After more than three months in transit, my stuff finally arrived last weekend. I guess I officially live in Dublin now.
But is it home?
This is an interesting question for an expat. Home is comfortable. Home is familiar. For an expat living on her own in a brand new country, comfort and familiarity are are not givens – they are much sought after luxuries.
This may be my first experience living abroad but I’ve still lived in many different places – some felt like home right away, some never did. I felt instantly at home in Montclair, NJ (just outside of NYC) and though I haven’t been back there in several years, I know those feelings of comfort and familiarity would return the instant I did. Most recently, I lived in Los Angeles and, though I was there for eight years, it never really felt like home – I always felt like an outsider looking in. I always feel comfort and familiarity, not to mention love, when I’m in Buffalo but when there, I have fleeting moments where I feel like a visitor, intruding on the everyday lives of my family and friends.

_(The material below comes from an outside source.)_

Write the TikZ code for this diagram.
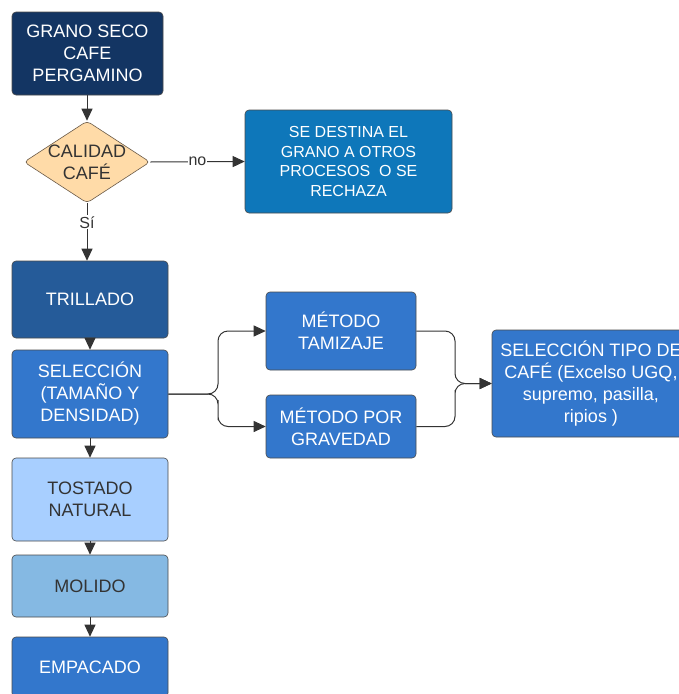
\documentclass[tikz,border=0pt]{standalone}
\usepackage{fontspec}
\setmainfont{Liberation Sans}
\usetikzlibrary{arrows.meta,shapes.geometric}
\definecolor{navy}{HTML}{133563}
\definecolor{sand}{HTML}{FFDBA8}
\definecolor{sandline}{HTML}{6A5A48}
\definecolor{rechblue}{HTML}{0E77BA}
\definecolor{triblue}{HTML}{255B99}
\definecolor{midblue}{HTML}{3377CC}
\definecolor{paleblue}{HTML}{A8CFFF}
\definecolor{molblue}{HTML}{85B9E3}
\definecolor{edge}{HTML}{333333}
\definecolor{boxline}{HTML}{4A4A4A}
\tikzset{
  box/.style={draw=boxline, line width=0.6pt, rounded corners=4pt, align=center, inner sep=2pt,
    font=\fontsize{18}{22}\selectfont, text=white},
  dia/.style={diamond, draw=sandline, fill=sand, line width=0.6pt, rounded corners=4pt, inner sep=0pt},
  conn/.style={draw=edge, line width=1pt, -{Triangle[length=12pt,width=11pt]}},
  lbl/.style={fill=white, inner sep=1pt, text=edge, font=\fontsize{16}{18}\selectfont}
}
\begin{document}
\begin{tikzpicture}[x=1pt,y=-1pt]
\useasboundingbox (0,0) rectangle (679,694);
\clip (0,0) rectangle (679,694);
\node[box, fill=navy, minimum width=151pt, minimum height=83pt] (grano) at (87.5,53.5) {GRANO SECO\\CAFE\\PERGAMINO};
\node[dia, minimum width=126pt, minimum height=82pt] (cal) at (87,162) {};
\node[align=center, text=edge, font=\fontsize{18}{22}\selectfont] (caltxt) at (cal) {CALIDAD\\CAFÉ};
\node[box, fill=rechblue, minimum width=207pt, minimum height=103pt, font=\fontsize{16}{19.5}\selectfont] (rech) at (348.5,161.5) {SE DESTINA EL\\GRANO A OTROS\\PROCESOS\ \ O SE\\RECHAZA};
\node[box, fill=triblue, minimum width=156pt, minimum height=77pt] (tri) at (90,299.5) {TRILLADO};
\node[box, fill=midblue, minimum width=156pt, minimum height=88pt] (sel) at (90,394) {SELECCIÓN\\(TAMAÑO Y\\DENSIDAD)};
\node[box, fill=paleblue, text=edge, minimum width=156pt, minimum height=83pt] (tos) at (90,499.5) {TOSTADO\\NATURAL};
\node[box, fill=molblue, text=edge, minimum width=156pt, minimum height=62pt] (mol) at (90,586) {MOLIDO};
\node[box, fill=midblue, minimum width=156pt, minimum height=60pt] (emp) at (90,667) {EMPACADO};
\node[box, fill=midblue, minimum width=150pt, minimum height=78pt] (tam) at (341,331) {MÉTODO\\TAMIZAJE};
\node[box, fill=midblue, minimum width=150pt, minimum height=63pt] (grav) at (341,426.5) {MÉTODO POR\\GRAVEDAD};
\node[box, fill=midblue, minimum width=198pt, minimum height=107pt] (tipo) at (591,383.5) {SELECCIÓN TIPO DE\\CAFÉ (Excelso UGQ,\\supremo, pasilla,\\ripios )};
% connectors
\draw[conn] (grano.south -| cal.north) -- (cal.north);
\draw[conn] (cal.east) -- node[lbl, pos=0.5] {no} (rech.west);
\draw[conn] (cal.south) -- node[lbl, pos=0.33] {Sí} (cal.south |- tri.north);
\draw[conn] (tri.south) -- (sel.north);
\draw[conn] (sel.south) -- (tos.north);
\draw[conn] (tos.south) -- (mol.north);
\draw[conn] (mol.south) -- (emp.north);
\draw[conn, rounded corners=10pt] (sel.east) -| (218,360) |- (tam.west);
\draw[conn, rounded corners=10pt] (sel.east) -| (218,410) |- (grav.west);
\draw[conn, rounded corners=10pt] (tam.east) -| (455,360) |- (tipo.west);
\draw[conn, rounded corners=10pt] (grav.east) -| (455,400) |- (tipo.west);
\end{tikzpicture}
\end{document}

As an expat, and a single person, the concept of home is different for me. There’s no one person in my life whose mere presence makes a place my home. There’s no place where I’ve resided for so long that only it could ever be my home. For me and perhaps for other expats, home is more a state of mind.
When I feel I understand a place and it understands me, when I know there are people there I can count on when I really need them, when being in that place makes me feel centered and safe and at peace, then… I’m home.
Dublin is where I live now, but will it ever be home? The jury’s still out – but I’ll keep you posted.